Monday, January 11, 2016

An Experiment

Good morning!

This morning, I discovered some online interviews/podcasts by Elizabeth Gilbert (www.elizabethgilbert.com) called Magic Lessons.  The one I happened to listen to was an interview with author Brene Brown on the topic of creativity, and it was one of the most exciting half hours of my life.  So much wisdom was spoken by these two women in such a short span of time, I can't begin to relate it all, so I just recommend it highly.  The line I loved most, perhaps, was when Brown said something to the effect where even five years ago, she pooh-poohed creativity, telling friends to go ahead and do A-R-T but she had to do her J-O-B.  But since then, she has had a radical turnaround where she believes that expressing creativity is absolutely central and crucial to every human being, even those who haven't considered themselves as creators.  I now need to read books by both women.

I find myself, as I started to allude the other day, in the midst of what can only be called a major creative experiment of my own.  Well, living life as an experiment started five years ago, but right now, I am throwing my full focus and energy into it in a way I wasn't quite ready to do before. 

Early in 2015, I attempted to start writing the story of my life, and it got bogged down for several reasons, not only the sense of discomfort I felt in wading around in the past, the impatience I felt with what felt like an old-fashioned process, and my brother's death, but also in finding a new (and wonderful) temporary home.  By fall, I realized that I wasn't going to be writing an autobiography in the traditional sense after all, at least not now.
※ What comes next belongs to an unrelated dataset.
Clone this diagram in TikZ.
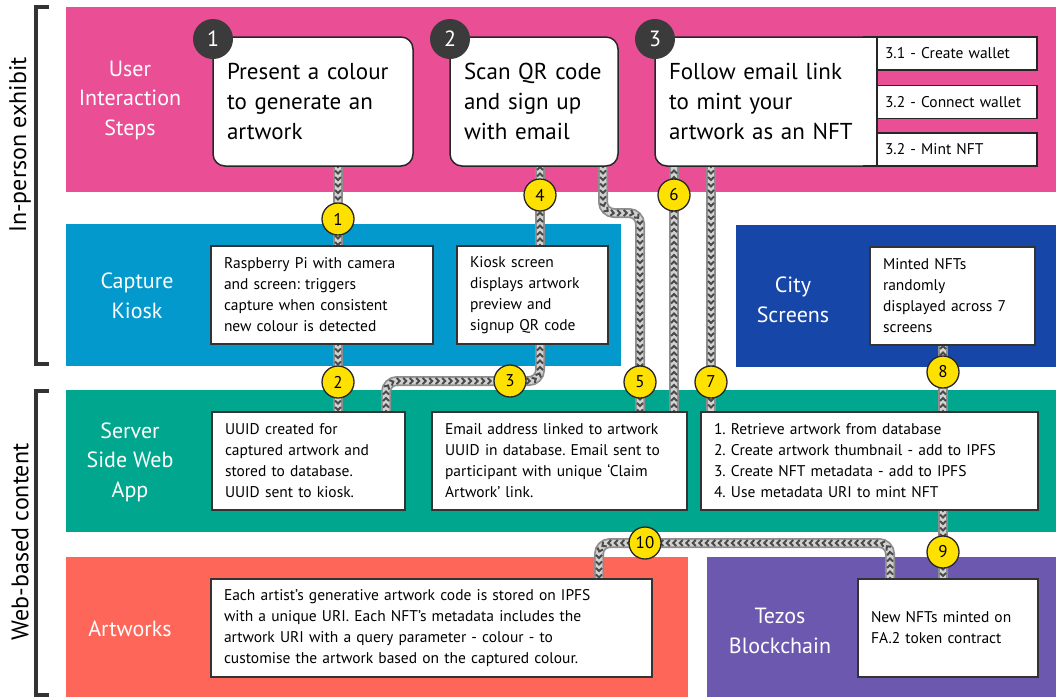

What I started the other day is rather an extreme version of what I believe Abraham-Hicks calls  "telling your new story."  It is, in effect, a journal of my future.  I'm not going to go into the details here yet, but just suffice it to say that I am stunned by how fully and realistically -- perhaps as a result of a lifetime of longing! -- I can describe this ideal daily life.  I am supporting it (good Smithie that I am) with facts, in the sense that I'm researching online as many of the details as I can -- the hours of choral evensong services, the dates of concerts I wish to attend, and networking and work/writing/research possibilities, etc.  Mind you, I'm not actively applying for jobs or buying concert tickets...for now, I am just writing some of these details into my account for each day in my ideal near future.

I've always had such a sense of loss/bittersweet frustration around my dream in the past, such a sense that "there was no future to it," and this exercise has totally turned that around. My dream, for the first time ever, feels joyful, fun, satisfying and real.  Dream isn't really the right word, I don't think.  I think the right word is "reality in which I can be creative to the optimum extent in this lifetime."  "Dream" is a word too easily ridiculed and marginalized, as is, perhaps, "creativity." And yet our world would not exist without dreams or creativity.  Our next steps wouldn't exist.  The most cutting edge technologies wouldn't exist. 

This "go big or go home" experiment is literally about creating a life, a real life of doing one's real work, by being there before it happens, by feeling the happiness before the "reality" is in front of me.  By probably early April, I'll see if this use of my time was successful or not, because it feels like a reality that will materialize quickly.  If it does, my dear readers will have been in at the inception -- and my book will be all-but-written, and I might be doing podcasts too!  I guarantee I will keep you posted.